Bad debts. Effective from 1 December 2009, a new rule regarding the recovery of bad debts applies. Under the new rule, taxable persons who supply goods or provide services may recover VAT related to their bad debts if specific conditions are met. VAT recovery can be performed on an annual basis.
Preregistration costs. Input VAT may be subject to VAT recovery if the goods or services were acquired up to 15 months before an entity was registered as VAT payer. Administrative services such as rent of premises and fuel costs are excluded, and additional rules apply.
Noneconomic activities. The following activities are considered to be noneconomic activities:
- Employment (under employment contract)
- Activities of state and local government authorities (with certain exceptions)
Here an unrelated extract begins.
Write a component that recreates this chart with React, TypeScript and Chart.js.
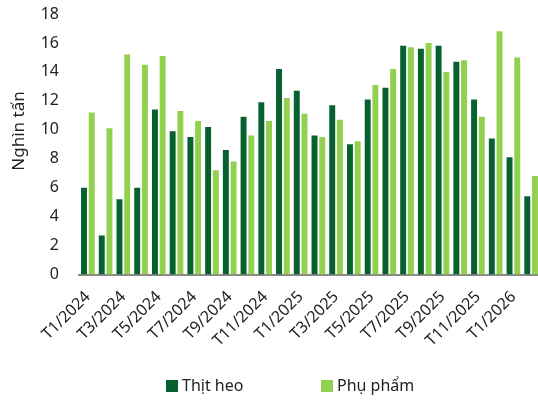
import React, { useEffect, useRef } from "react";
import { Chart, registerables } from "chart.js";

Chart.register(...registerables);

const months = [
  "T1/2024", "T2/2024", "T3/2024", "T4/2024", "T5/2024", "T6/2024", "T7/2024", "T8/2024",
  "T9/2024", "T10/2024", "T11/2024", "T12/2024", "T1/2025", "T2/2025", "T3/2025", "T4/2025",
  "T5/2025", "T6/2025", "T7/2025", "T8/2025", "T9/2025", "T10/2025", "T11/2025", "T12/2025",
  "T1/2026", "T2/2026",
];
const thitHeo = [
  6.0, 2.7, 5.2, 6.0, 11.4, 9.9, 9.5, 10.2, 8.6, 10.9, 11.9, 14.2, 12.7,
  9.6, 11.7, 9.0, 12.1, 12.9, 15.8, 15.6, 15.8, 14.7, 12.1, 9.4, 8.1, 5.4,
];
const phuPham = [
  11.2, 10.1, 15.2, 14.5, 15.1, 11.3, 10.6, 7.2, 7.8, 9.6, 10.6, 12.2, 11.1,
  9.5, 10.7, 9.2, 13.1, 14.2, 15.7, 16.0, 14.0, 14.8, 10.9, 16.8, 15.0, 6.8,
];
const yTicks = [0, 2, 4, 6, 8, 10, 12, 14, 16, 18];
const seriesNames = ["Thịt heo", "Phụ phẩm"];
const yTitle = "Nghìn tấn";
const colors = ["#07602F", "#92D050"];
const FONT = "'Noto Sans', sans-serif";

export default function App() {
  const ref = useRef<HTMLCanvasElement | null>(null);
  useEffect(() => {
    if (!ref.current) return;
    const extrasPlugin = {
      id: "extras",
      afterDraw(chart: any) {
        const ctx = chart.ctx;
        ctx.save();
        // legend
        ctx.font = `16px ${FONT}`;
        ctx.textBaseline = "middle";
        const items = [
          { x: 166, name: seriesNames[0], color: colors[0] },
          { x: 321, name: seriesNames[1], color: colors[1] },
        ];
        const y = 386;
        items.forEach((it) => {
          ctx.fillStyle = it.color;
          ctx.fillRect(it.x, y - 6, 12, 12);
          ctx.fillStyle = "#222";
          ctx.fillText(it.name, it.x + 16, y);
        });
        // y axis title
        ctx.translate(19, 131);
        ctx.rotate(-Math.PI / 2);
        ctx.font = `17px ${FONT}`;
        ctx.textAlign = "center";
        ctx.textBaseline = "middle";
        ctx.fillStyle = "#222";
        ctx.fillText(yTitle, 0, 0);
        ctx.restore();
      },
    };
    const zeroPad = (s: any) => {
      s.paddingTop = 0;
      s.paddingBottom = 0;
      s.paddingLeft = 0;
      s.paddingRight = 0;
    };
    const chart = new Chart(ref.current, {
      type: "bar",
      data: {
        labels: months,
        datasets: [
          {
            label: seriesNames[0],
            data: thitHeo,
            backgroundColor: colors[0],
            categoryPercentage: 0.87,
            barPercentage: 0.77,
          },
          {
            label: seriesNames[1],
            data: phuPham,
            backgroundColor: colors[1],
            categoryPercentage: 0.87,
            barPercentage: 0.77,
          },
        ],
      },
      options: {
        animation: false,
        responsive: false,
        maintainAspectRatio: false,
        layout: { padding: { top: 14, right: 0, bottom: 0, left: 0 } },
        plugins: { legend: { display: false }, tooltip: { enabled: false } },
        scales: {
          x: {
            afterFit: (s: any) => {
              s.height = 401 - 274.5;
              zeroPad(s);
            },
            grid: { display: false, drawTicks: false },
            border: { display: true, color: "#898989", width: 2 },
            ticks: {
              autoSkip: false,
              minRotation: 45,
              maxRotation: 45,
              padding: 13,
              color: "#222",
              font: { family: FONT, size: 16 },
              callback: (_v: any, i: number) => (i % 2 === 0 ? months[i] : ""),
            },
          },
          y: {
            min: 0,
            max: 18,
            afterFit: (s: any) => {
              s.width = 79;
              zeroPad(s);
            },
            afterBuildTicks: (s: any) => {
              s.ticks = yTicks.map((v) => ({ value: v }));
            },
            grid: { display: false, drawTicks: false },
            border: { display: false },
            ticks: {
              padding: 20,
              color: "#222",
              font: { family: FONT, size: 16 },
            },
          },
        },
      },
      plugins: [extrasPlugin],
    });
    return () => chart.destroy();
  }, []);
  return (
    <div style={{ position: "fixed", left: 0, top: 0, width: 538, height: 401, overflow: "hidden", background: "#fff" }}>
      <canvas ref={ref} width={540} height={401} style={{ display: "block" }} />
    </div>
  );
}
Recovery of VAT by non-established businesses
Latvia refunds VAT incurred by businesses that are not established in Latvia nor are required to be registered for VAT there. Non-established businesses may claim Latvian VAT refunds to the same extent as VAT-registered businesses.
Refund application. For businesses established in the EU, refund is made under the terms of EU Directive 2008/9/EC; for businesses established outside the EU, refund is made under the terms of the EU 13th Directive.
The application form may be completed in Latvian or in English.
Refund claims may be made for the following periods:
- One calendar year or a period of less than three months if the claim is made for the last three months of the calendar year (that is, the period from 1 October to 31 December)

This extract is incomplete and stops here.